Conversely, political theologies, of whatever sort, theologize one particular political formula in a way that contradicts the novelty and breadth of Jesus' message. It would, however, be false to characterize such tendencies as a "Judaizing" of Christianity, because Israel offers obedience to the concrete social ordinances of the Torah for the sake of the "eternal Israel's" ethnic community and does not hold up this obedience as a universal political recipe. All in all, it would be good for the Christian world to look respectfully at this obedience of Israel, and thus to appreciate better the great commandments of the Decalogue, which Christians have to transfer into the context of God's universal family and which Jesus, as the "new Moses", has given to us. In him we see the fulfillment of the promise made to Moses: "The LORD your God will raise up for you a prophet like me from among you, from your brethren" (Deut 18:15). (pp. 121f, emphasis added)

I find these words to be a truly theological foundation for what has come to be called the "social teaching of the Church" in the romance languages. While the Judaic religion consists in the obedience (of faith) to the Torah, that obedience to God includes a proper treatment of God's creation and creatures. It both ensures a proper secularity, and safeguards us from falling into a Godless secularism.
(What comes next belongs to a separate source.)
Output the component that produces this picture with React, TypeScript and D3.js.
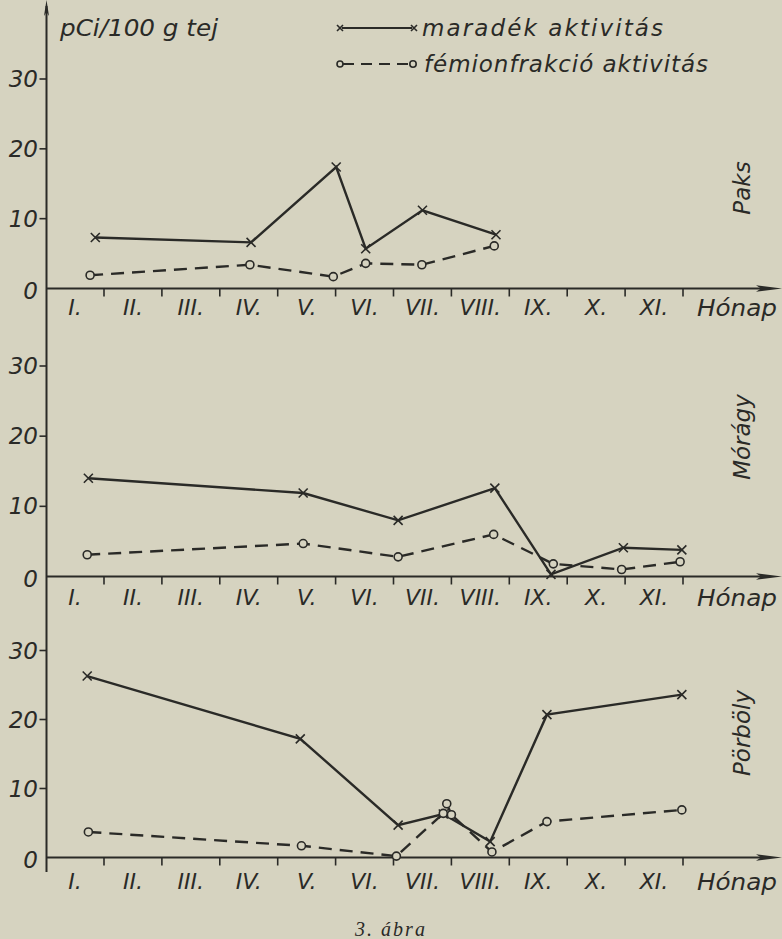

I was also happy to see the Pope skewer the word "Judaizing", since the phenomenon the early Christians had to deal with was only circumstantially a function of being Jewish, and Judaism is the religion God founded (originally), and which he practiced as man, and which he fulfilled by taking it to a new level, rather than by abolishing the good in it (which he had inspired).

It seems like the Pope has a jem or two every few pages! It also reads more like Spe salvi than a "doctrinal letter".